Situationists created the algorithms for travelling through the everyday city (a derive). In the issue of The Situationist International, Raoul Vaneigem wrote, "All space is occupied by the enemy. We are living under a permanent curfew. Not just the cops—the geometry." (Gray, Christopher, editor, Leaving the 20th Century: the Incomplete Work of the Situationist International, London: Rebel P, 1998. p. 26.)
“I wanted to include everything: sports, politics, even groceries. Everything should be put in a film” - Godard, quoted by Amy Taubin in “2 or 3 Things I Know About Her: The Whole and Its Parts,” The Criterion Collection web site.
Over last ten years, the geometry of the cities did not change much, so it determines our movements as much as it did in the 1960s. But what did change is the presence and role of maps. Digital interactive maps are now built into tens of thousands of apps for mobile devices, and we use them daily. Looking and working with the geometry of the cities and grids of coordinates is now part of our everyday.

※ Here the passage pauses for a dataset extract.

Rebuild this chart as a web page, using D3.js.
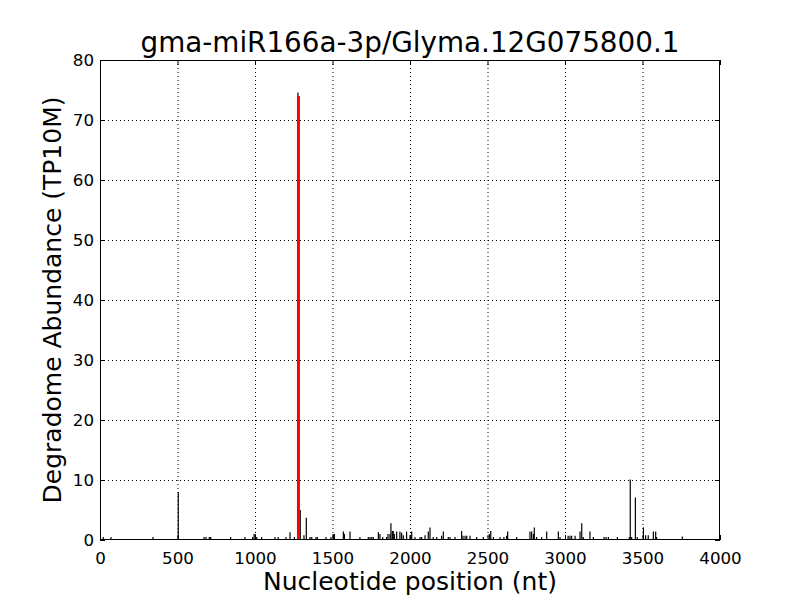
<!DOCTYPE html>
<html><head><meta charset="utf-8">
<script src="https://cdn.jsdelivr.net/npm/d3@7"></script>
<style>body{margin:0;background:#fff}svg{display:block}text{font-family:"DejaVu Sans",sans-serif}</style>
</head><body>
<svg id="c" width="800" height="600"></svg>
<script>
const title = "gma-miR166a-3p/Glyma.12G075800.1";
const xLabel = "Nucleotide position (nt)";
const yLabel = "Degradome Abundance (TP10M)";
const xTicks = [0,500,1000,1500,2000,2500,3000,3500,4000];
const yTicks = [0,10,20,30,40,50,60,70,80];
const positions = [21,71,342,505,671,684,705,714,843,935,985,994,1002,1011,1043,1129,1150,1200,1226,1254,1277,1292,1316,1331,1355,1366,1394,1402,1458,1490,1505,1512,1570,1577,1613,1677,1731,1742,1753,1763,1796,1806,1824,1849,1858,1871,1877,1886,1892,1899,1914,1935,1946,1957,1978,2000,2011,2032,2065,2075,2097,2118,2129,2150,2172,2204,2215,2247,2258,2290,2333,2342,2355,2366,2387,2430,2473,2512,2521,2538,2581,2606,2623,2630,2688,2774,2785,2796,2802,2817,2849,2882,2957,2968,3020,3032,3043,3065,3097,3108,3118,3161,3183,3252,3265,3280,3338,3415,3421,3430,3454,3466,3506,3520,3537,3570,3585,3591,3757];
const abundance = [0.5,0.5,0.5,8,0.5,0.5,0.5,0.5,0.5,0.5,0.5,1,1,0.5,0.5,0.5,0.5,0.5,1.3,0.5,74.6,5,0.8,3.7,0.5,0.5,0.5,0.5,0.5,0.5,1,1,1.4,1,1.4,0.5,0.5,0.5,0.5,0.5,1.3,1,0.5,0.5,1,1,2.8,1.5,1.5,1,1.4,1.4,1.2,0.8,1.4,0.8,1.4,0.5,0.5,0.5,0.8,1.4,2.1,0.5,0.5,0.7,1.4,0.5,0.5,0.5,1.5,0.7,0.7,0.7,0.7,0.5,0.5,1,1.5,0.5,0.5,0.5,0.7,1.4,0.5,1.4,1.4,1,2.1,0.5,0.5,1.4,1.4,0.5,0.7,0.7,0.7,0.7,1.4,2.8,0.5,1.4,0.5,0.5,0.5,0.5,0.5,0.5,10.1,0.5,7.1,0.5,2.1,0.8,0.8,1.4,1.4,0.5,0.6];
const sitePositions = [1277];
const siteAbundance = [74];

const L=100,R=720,T=60,B=540;
const svg=d3.select("#c");
const x=d3.scaleLinear().domain([0,4000]).range([L,R]);
const y=d3.scaleLinear().domain([0,80]).range([B,T]);

// grid
const g=svg.append("g");
g.selectAll("line.gx").data(xTicks.slice(1,-1)).join("line")
 .attr("x1",d=>x(d)+0.5).attr("x2",d=>x(d)+0.5).attr("y1",T).attr("y2",B)
 .attr("stroke","#000").attr("stroke-width",1).attr("stroke-dasharray","1,3");
g.selectAll("line.gy").data(yTicks.slice(1,-1)).join("line")
 .attr("y1",d=>y(d)+0.5).attr("y2",d=>y(d)+0.5).attr("x1",L).attr("x2",R)
 .attr("stroke","#000").attr("stroke-width",1).attr("stroke-dasharray","1,3");

// black lines
svg.append("g").selectAll("line").data(positions.map((p,i)=>[p,abundance[i]])).join("line")
 .attr("x1",d=>x(d[0])).attr("x2",d=>x(d[0])).attr("y1",y(0)).attr("y2",d=>y(d[1]))
 .attr("stroke","#000").attr("stroke-width",1.2);
// red site
svg.append("g").selectAll("line").data(sitePositions.map((p,i)=>[p,siteAbundance[i]])).join("line")
 .attr("x1",d=>x(d[0])+0.5).attr("x2",d=>x(d[0])+0.5).attr("y1",y(0)).attr("y2",d=>y(d[1]))
 .attr("stroke","#ff0000").attr("stroke-width",3);

// frame
svg.append("rect").attr("x",L+0.5).attr("y",T+0.5).attr("width",R-L-1).attr("height",B-T-1)
 .attr("fill","none").attr("stroke","#000").attr("stroke-width",1);

// axes with inward ticks
const fs="16.7px";
const xb=svg.append("g").attr("transform",`translate(0,${B})`)
 .call(d3.axisBottom(x).tickValues(xTicks).tickSize(-5).tickPadding(12).tickFormat(d3.format("d")));
const xt=svg.append("g").attr("transform",`translate(0,${T})`)
 .call(d3.axisTop(x).tickValues(xTicks).tickSize(-5).tickFormat(""));
const yl=svg.append("g").attr("transform",`translate(${L},0)`)
 .call(d3.axisLeft(y).tickValues(yTicks).tickSize(-5).tickPadding(6));
const yr=svg.append("g").attr("transform",`translate(${R},0)`)
 .call(d3.axisRight(y).tickValues(yTicks).tickSize(-5).tickFormat(""));
[xb,xt,yl,yr].forEach(a=>{a.select(".domain").remove();a.selectAll("text").attr("font-size",fs).attr("fill","#000").style("font-family","DejaVu Sans");a.selectAll("line").attr("stroke","#000");});

svg.append("text").attr("x",410).attr("y",52).attr("text-anchor","middle").attr("font-size","27.8px").text(title);
svg.append("text").attr("x",410).attr("y",590).attr("text-anchor","middle").attr("font-size","25px").text(xLabel);
svg.append("text").attr("transform",`translate(61,300) rotate(-90)`).attr("text-anchor","middle").attr("font-size","25px").text(yLabel);
</script>
</body></html>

If we plot hundreds of thousands of locations of social media contributions (tweets, Instagram photos, etc.) by lots of people over an empty background, the geometry of a city becomes visible. And the more we plot, the more pronounced it becomes. The social – the regular phenomena made up from small behaviors of participants, each seemingly following their own free will – comes into focus. The daily and weekly routines of many individuals become visible as the structure – which situationists’s algorithms were trying to escape.
But as we remove points, this structure starts dissolving. Finally, when we get to a tiny percentage (the number depends on the city size), the locations of points now look random. As we take more points away, the randomness increases. At the end, we are looking at the original empty background. The city has disappeared.